:: Exercise goal ::
Find every line with the word "this" and report how many there are, without any other text.
## Start Exercise input
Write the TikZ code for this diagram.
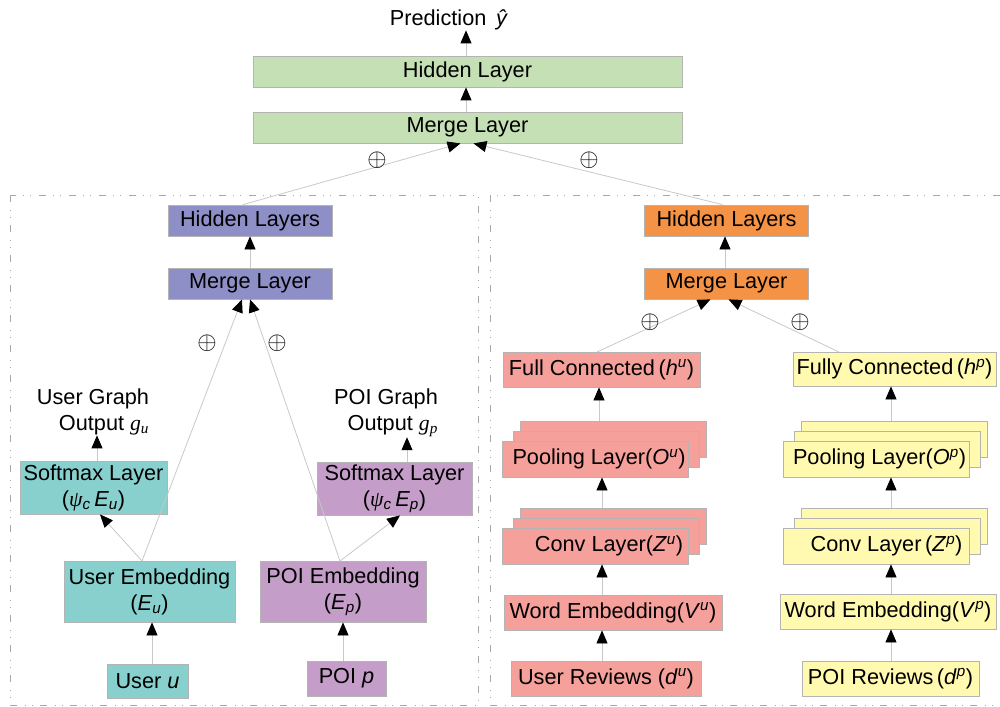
## End Exercise input
## Start Exercise input
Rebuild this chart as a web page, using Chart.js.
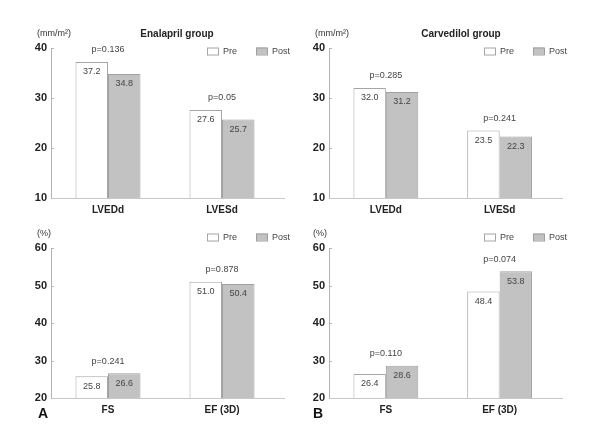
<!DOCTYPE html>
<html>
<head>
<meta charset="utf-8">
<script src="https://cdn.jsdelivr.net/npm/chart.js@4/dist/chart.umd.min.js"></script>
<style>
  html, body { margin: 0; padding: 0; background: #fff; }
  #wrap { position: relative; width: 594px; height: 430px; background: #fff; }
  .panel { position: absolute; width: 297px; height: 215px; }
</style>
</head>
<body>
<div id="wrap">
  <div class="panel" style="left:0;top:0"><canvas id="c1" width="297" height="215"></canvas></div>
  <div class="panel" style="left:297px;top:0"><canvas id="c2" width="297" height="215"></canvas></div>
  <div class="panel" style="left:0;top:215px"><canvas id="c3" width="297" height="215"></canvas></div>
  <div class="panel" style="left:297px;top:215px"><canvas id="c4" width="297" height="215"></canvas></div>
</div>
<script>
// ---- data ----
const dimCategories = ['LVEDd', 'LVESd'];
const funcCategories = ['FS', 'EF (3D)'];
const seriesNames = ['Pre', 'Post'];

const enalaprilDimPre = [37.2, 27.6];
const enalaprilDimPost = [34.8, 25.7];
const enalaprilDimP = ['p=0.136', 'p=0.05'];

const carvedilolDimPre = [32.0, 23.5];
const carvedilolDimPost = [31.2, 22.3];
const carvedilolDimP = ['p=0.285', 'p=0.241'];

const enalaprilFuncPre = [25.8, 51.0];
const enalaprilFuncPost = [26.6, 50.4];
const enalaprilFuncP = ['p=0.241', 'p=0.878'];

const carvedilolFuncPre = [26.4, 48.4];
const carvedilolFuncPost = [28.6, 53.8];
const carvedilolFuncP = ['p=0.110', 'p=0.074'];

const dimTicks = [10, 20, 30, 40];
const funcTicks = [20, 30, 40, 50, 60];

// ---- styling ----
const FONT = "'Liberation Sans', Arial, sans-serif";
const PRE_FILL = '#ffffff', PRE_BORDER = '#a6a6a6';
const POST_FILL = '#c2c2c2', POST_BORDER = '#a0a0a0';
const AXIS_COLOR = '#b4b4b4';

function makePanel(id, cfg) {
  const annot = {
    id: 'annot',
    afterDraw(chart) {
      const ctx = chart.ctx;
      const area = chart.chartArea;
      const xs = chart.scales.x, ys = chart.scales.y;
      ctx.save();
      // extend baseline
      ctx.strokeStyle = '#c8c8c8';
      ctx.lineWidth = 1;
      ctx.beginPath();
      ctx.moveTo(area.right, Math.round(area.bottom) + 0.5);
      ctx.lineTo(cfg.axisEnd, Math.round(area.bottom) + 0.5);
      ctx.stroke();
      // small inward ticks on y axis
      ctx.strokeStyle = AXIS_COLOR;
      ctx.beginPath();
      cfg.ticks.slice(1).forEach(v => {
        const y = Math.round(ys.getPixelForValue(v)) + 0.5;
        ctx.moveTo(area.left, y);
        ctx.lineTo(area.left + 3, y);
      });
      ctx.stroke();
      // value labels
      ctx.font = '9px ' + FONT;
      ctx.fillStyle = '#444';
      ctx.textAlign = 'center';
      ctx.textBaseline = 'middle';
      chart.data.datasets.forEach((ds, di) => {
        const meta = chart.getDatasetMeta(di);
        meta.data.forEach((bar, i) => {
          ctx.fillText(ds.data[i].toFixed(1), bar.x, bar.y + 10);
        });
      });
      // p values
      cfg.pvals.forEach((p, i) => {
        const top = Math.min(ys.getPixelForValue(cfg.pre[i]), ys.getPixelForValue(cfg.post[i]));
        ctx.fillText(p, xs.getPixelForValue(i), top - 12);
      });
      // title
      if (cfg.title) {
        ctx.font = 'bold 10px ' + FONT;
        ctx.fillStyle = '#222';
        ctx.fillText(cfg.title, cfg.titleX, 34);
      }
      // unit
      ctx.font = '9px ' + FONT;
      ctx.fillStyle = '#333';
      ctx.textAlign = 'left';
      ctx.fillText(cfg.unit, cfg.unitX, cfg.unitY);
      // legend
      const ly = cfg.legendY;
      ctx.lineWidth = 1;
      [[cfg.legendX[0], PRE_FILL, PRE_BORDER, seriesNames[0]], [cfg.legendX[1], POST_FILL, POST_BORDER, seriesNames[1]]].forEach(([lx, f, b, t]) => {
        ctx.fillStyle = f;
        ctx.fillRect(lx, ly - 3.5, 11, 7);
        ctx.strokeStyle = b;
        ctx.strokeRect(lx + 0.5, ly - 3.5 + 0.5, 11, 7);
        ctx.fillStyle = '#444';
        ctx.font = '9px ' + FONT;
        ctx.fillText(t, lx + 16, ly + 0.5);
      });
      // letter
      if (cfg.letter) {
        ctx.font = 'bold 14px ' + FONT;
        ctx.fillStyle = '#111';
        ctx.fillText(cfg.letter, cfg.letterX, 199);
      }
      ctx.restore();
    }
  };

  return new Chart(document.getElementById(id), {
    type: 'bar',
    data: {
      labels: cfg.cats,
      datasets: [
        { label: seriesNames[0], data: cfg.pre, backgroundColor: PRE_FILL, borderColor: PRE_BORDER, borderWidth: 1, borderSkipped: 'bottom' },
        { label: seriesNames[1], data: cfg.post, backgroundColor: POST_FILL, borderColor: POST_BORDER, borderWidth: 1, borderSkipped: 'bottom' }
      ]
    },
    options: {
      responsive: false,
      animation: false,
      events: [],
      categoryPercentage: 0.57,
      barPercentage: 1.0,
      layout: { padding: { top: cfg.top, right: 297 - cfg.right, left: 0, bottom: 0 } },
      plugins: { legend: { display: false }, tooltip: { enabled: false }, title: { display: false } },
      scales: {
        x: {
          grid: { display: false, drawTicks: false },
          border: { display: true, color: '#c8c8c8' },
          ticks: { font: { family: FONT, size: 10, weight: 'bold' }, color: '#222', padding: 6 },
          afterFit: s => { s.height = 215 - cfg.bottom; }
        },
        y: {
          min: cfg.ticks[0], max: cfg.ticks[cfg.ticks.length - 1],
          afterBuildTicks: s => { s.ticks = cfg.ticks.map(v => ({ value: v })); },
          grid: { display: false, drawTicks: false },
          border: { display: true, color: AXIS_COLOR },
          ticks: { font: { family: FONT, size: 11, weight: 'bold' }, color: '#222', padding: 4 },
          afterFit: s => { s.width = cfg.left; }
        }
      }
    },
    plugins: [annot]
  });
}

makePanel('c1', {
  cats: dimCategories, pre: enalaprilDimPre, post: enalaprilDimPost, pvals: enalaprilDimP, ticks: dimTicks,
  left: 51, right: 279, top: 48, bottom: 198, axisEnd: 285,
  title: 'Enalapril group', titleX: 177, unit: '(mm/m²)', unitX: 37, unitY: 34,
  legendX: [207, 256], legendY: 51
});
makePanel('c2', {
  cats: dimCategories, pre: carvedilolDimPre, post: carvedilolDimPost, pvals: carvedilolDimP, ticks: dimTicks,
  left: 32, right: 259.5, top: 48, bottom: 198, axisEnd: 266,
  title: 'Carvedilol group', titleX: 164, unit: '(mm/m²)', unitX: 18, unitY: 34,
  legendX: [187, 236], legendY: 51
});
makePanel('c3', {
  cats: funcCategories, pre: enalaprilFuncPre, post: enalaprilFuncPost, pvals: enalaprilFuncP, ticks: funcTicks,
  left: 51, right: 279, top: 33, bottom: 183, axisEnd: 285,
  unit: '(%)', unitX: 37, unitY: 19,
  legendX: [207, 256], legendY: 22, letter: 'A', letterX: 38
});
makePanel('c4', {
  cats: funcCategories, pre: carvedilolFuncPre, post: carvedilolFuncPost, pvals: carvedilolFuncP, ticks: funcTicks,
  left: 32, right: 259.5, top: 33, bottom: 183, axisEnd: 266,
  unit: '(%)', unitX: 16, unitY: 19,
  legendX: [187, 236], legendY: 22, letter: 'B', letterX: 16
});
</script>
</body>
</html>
## End Exercise input
## Start Exercise input
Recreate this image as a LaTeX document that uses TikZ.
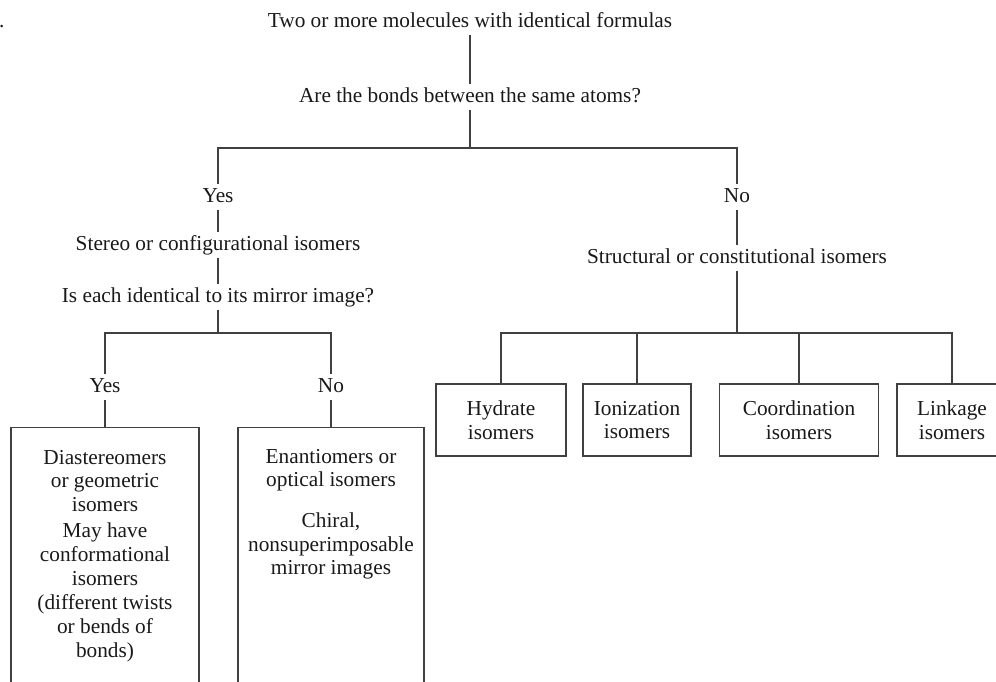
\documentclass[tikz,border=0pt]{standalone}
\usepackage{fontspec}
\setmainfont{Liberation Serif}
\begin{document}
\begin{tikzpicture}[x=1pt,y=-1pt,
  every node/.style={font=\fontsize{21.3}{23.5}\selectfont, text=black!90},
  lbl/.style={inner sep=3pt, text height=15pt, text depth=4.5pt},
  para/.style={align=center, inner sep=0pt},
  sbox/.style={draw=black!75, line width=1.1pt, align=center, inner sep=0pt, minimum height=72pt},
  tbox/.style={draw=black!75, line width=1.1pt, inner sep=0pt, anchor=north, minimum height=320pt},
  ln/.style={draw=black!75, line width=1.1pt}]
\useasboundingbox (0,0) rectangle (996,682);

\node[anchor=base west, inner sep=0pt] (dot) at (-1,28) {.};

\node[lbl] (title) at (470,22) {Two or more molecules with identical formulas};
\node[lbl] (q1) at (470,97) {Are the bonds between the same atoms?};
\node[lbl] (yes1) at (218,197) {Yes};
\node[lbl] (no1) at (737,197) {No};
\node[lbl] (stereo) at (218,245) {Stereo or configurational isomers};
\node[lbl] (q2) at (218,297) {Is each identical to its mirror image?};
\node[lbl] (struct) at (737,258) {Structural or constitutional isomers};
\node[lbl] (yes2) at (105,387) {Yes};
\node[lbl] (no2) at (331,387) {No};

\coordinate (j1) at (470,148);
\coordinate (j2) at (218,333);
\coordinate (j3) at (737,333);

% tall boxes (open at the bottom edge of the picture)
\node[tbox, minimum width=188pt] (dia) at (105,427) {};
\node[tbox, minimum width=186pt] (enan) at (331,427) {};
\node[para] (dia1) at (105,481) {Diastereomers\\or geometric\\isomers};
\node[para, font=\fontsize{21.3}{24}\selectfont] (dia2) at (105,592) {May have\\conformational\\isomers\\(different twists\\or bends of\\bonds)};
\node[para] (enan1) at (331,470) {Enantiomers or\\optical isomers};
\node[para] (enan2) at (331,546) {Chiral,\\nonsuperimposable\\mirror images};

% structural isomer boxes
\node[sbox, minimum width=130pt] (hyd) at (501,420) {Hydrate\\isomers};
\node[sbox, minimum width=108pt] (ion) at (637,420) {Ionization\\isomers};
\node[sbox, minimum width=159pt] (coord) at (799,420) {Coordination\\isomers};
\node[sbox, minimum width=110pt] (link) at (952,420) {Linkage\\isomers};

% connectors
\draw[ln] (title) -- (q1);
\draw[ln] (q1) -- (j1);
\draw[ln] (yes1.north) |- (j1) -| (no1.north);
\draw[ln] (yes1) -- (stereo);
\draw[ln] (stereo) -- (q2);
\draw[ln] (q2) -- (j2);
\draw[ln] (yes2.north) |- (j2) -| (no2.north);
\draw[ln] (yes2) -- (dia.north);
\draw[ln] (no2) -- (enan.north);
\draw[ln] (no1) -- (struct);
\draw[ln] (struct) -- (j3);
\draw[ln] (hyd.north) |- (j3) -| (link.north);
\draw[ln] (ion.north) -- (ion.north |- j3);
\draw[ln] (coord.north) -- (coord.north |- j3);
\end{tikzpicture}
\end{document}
## End Exercise input
:: Solution below ::
3